Task directions: Everything from the line containing "Give me the D3.js source for this chart." through the line containing "const plotLeft = 141.5, plotRight" must be quoted exactly; everything else is left out.

Rows from a dataset of charts and code:
━━━

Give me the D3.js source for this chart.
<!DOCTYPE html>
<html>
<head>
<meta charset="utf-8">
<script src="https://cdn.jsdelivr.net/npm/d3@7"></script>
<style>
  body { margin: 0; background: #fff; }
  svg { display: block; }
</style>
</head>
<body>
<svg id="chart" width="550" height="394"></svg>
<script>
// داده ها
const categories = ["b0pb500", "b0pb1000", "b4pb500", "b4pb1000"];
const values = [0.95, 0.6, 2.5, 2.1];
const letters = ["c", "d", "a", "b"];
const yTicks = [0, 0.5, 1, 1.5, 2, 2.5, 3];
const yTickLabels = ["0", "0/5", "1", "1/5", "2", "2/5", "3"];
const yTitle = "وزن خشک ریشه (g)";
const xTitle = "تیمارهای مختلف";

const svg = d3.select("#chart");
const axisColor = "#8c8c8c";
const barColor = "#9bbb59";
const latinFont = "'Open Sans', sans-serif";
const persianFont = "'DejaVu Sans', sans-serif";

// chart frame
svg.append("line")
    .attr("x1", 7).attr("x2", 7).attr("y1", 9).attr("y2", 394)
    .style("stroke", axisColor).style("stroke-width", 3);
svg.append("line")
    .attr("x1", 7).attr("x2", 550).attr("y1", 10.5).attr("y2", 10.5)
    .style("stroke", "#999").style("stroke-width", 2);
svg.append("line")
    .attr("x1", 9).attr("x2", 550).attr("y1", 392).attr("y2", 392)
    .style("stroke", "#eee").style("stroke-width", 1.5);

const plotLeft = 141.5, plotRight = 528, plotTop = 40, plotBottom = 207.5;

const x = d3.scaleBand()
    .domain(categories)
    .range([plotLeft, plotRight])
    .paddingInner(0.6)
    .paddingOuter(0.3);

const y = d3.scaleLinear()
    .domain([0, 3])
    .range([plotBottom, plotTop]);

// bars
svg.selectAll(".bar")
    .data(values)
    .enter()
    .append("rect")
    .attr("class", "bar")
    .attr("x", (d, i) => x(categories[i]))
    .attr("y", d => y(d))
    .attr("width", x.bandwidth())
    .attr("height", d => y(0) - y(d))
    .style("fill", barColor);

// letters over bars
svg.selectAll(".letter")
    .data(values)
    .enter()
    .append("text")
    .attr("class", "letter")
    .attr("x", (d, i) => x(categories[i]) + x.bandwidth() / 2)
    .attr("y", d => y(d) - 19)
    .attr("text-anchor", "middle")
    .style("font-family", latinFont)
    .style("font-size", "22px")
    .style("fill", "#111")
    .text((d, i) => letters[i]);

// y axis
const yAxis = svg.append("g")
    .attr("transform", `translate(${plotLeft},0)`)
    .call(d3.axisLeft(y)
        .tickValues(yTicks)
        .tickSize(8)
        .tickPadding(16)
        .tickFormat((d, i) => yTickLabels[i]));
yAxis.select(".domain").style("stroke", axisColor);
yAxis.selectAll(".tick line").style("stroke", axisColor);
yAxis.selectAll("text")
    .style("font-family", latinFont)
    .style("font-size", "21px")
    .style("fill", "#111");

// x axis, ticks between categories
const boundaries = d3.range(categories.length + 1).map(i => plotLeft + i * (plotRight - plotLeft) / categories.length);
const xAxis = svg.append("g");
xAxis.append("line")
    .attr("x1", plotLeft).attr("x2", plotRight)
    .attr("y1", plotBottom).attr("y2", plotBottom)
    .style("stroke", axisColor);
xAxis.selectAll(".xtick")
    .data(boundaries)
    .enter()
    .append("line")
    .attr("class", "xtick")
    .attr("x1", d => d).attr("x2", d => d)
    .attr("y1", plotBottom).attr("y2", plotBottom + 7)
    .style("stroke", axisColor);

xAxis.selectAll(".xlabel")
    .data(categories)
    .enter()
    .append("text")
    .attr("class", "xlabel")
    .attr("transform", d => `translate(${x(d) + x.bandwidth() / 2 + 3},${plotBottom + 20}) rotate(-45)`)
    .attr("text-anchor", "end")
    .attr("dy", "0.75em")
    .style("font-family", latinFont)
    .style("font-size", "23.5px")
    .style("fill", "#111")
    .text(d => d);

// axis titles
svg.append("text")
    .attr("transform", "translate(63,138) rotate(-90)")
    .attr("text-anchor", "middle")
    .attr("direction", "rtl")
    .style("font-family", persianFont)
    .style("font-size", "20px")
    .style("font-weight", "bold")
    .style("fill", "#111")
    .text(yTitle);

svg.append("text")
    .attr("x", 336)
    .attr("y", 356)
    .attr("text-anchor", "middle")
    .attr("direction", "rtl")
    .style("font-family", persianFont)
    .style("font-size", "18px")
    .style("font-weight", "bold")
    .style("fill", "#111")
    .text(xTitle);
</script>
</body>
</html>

━━━

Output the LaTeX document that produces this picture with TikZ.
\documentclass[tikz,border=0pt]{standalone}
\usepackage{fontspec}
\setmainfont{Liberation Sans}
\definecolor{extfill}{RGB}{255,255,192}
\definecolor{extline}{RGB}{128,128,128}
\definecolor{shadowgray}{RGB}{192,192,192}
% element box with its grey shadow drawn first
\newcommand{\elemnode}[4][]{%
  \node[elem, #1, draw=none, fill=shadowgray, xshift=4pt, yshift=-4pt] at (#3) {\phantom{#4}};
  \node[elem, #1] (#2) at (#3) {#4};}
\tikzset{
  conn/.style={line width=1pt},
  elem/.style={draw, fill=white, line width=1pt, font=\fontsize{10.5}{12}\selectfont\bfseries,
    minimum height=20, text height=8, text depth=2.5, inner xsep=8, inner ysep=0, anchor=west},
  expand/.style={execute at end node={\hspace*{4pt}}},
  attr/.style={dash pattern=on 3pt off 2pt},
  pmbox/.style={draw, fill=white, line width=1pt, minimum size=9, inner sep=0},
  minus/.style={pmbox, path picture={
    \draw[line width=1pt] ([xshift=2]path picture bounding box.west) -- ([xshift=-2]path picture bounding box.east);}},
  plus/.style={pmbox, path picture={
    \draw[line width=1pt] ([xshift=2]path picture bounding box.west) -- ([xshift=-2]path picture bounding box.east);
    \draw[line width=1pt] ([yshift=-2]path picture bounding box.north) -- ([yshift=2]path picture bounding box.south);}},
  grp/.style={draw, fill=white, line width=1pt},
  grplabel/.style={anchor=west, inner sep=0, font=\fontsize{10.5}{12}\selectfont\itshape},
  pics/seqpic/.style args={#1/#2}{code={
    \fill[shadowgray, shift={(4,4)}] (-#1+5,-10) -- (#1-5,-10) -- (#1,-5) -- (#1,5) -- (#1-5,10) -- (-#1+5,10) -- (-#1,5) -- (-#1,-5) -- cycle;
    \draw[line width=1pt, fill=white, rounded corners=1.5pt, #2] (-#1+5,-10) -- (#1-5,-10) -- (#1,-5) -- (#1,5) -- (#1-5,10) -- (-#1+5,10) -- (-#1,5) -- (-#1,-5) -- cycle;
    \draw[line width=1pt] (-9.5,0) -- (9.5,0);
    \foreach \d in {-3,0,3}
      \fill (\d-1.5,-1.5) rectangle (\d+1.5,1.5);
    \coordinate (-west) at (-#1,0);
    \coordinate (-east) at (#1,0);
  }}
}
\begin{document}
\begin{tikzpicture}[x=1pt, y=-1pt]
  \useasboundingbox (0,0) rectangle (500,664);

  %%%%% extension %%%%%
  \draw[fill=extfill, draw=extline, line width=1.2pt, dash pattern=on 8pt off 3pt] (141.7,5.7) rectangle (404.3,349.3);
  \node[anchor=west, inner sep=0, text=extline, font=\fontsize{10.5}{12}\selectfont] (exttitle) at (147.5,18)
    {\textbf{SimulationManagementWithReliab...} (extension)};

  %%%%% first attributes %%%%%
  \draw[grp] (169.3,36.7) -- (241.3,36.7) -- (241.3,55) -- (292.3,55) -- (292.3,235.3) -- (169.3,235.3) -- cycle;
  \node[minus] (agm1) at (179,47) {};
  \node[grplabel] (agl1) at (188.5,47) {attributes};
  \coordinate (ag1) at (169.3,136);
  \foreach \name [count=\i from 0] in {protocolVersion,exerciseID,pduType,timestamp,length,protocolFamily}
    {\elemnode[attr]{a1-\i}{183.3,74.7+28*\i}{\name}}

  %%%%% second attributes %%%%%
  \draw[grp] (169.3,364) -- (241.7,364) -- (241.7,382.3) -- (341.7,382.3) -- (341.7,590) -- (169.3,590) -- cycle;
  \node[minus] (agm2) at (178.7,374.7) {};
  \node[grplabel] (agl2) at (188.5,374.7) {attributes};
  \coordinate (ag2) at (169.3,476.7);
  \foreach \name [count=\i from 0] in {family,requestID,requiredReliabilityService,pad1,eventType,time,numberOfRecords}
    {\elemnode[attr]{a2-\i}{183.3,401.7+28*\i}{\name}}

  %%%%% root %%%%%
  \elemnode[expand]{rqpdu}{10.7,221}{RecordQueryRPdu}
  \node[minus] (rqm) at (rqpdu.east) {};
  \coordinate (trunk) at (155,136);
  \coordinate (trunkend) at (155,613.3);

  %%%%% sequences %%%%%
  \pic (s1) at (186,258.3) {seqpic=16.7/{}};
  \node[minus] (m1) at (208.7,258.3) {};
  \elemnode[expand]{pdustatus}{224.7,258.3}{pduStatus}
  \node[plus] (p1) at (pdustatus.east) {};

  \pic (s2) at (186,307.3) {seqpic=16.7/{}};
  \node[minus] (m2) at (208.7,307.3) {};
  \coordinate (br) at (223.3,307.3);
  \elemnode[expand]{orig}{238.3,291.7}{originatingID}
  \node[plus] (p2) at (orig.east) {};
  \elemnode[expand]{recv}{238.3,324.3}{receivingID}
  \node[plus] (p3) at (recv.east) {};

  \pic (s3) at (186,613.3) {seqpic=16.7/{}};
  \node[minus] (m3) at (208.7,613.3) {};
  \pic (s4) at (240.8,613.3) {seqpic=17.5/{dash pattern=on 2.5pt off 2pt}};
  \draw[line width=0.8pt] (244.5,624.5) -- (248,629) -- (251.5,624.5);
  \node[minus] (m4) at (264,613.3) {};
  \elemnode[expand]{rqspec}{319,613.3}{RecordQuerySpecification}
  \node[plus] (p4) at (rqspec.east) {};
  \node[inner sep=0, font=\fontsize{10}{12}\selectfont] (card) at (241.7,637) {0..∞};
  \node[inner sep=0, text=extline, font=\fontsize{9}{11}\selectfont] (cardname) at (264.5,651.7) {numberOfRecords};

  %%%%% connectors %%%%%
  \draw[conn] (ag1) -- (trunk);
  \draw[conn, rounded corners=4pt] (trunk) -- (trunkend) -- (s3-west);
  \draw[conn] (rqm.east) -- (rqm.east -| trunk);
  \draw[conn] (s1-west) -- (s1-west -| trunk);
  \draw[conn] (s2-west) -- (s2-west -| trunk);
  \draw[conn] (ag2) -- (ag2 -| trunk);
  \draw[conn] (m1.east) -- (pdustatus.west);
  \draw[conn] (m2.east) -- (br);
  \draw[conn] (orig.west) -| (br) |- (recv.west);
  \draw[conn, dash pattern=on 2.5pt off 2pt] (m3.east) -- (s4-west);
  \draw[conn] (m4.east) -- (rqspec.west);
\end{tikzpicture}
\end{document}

━━━

Exercise solution:
Give me the D3.js source for this chart.
<!DOCTYPE html>
<html>
<head>
<meta charset="utf-8">
<script src="https://cdn.jsdelivr.net/npm/d3@7"></script>
<style>
  body { margin: 0; background: #fff; }
  svg { display: block; }
</style>
</head>
<body>
<svg id="chart" width="550" height="394"></svg>
<script>
// داده ها
const categories = ["b0pb500", "b0pb1000", "b4pb500", "b4pb1000"];
const values = [0.95, 0.6, 2.5, 2.1];
const letters = ["c", "d", "a", "b"];
const yTicks = [0, 0.5, 1, 1.5, 2, 2.5, 3];
const yTickLabels = ["0", "0/5", "1", "1/5", "2", "2/5", "3"];
const yTitle = "وزن خشک ریشه (g)";
const xTitle = "تیمارهای مختلف";

const svg = d3.select("#chart");
const axisColor = "#8c8c8c";
const barColor = "#9bbb59";
const latinFont = "'Open Sans', sans-serif";
const persianFont = "'DejaVu Sans', sans-serif";

// chart frame
svg.append("line")
    .attr("x1", 7).attr("x2", 7).attr("y1", 9).attr("y2", 394)
    .style("stroke", axisColor).style("stroke-width", 3);
svg.append("line")
    .attr("x1", 7).attr("x2", 550).attr("y1", 10.5).attr("y2", 10.5)
    .style("stroke", "#999").style("stroke-width", 2);
svg.append("line")
    .attr("x1", 9).attr("x2", 550).attr("y1", 392).attr("y2", 392)
    .style("stroke", "#eee").style("stroke-width", 1.5);

const plotLeft = 141.5, plotRight = 528, plotTop = 40, plotBottom = 207.5;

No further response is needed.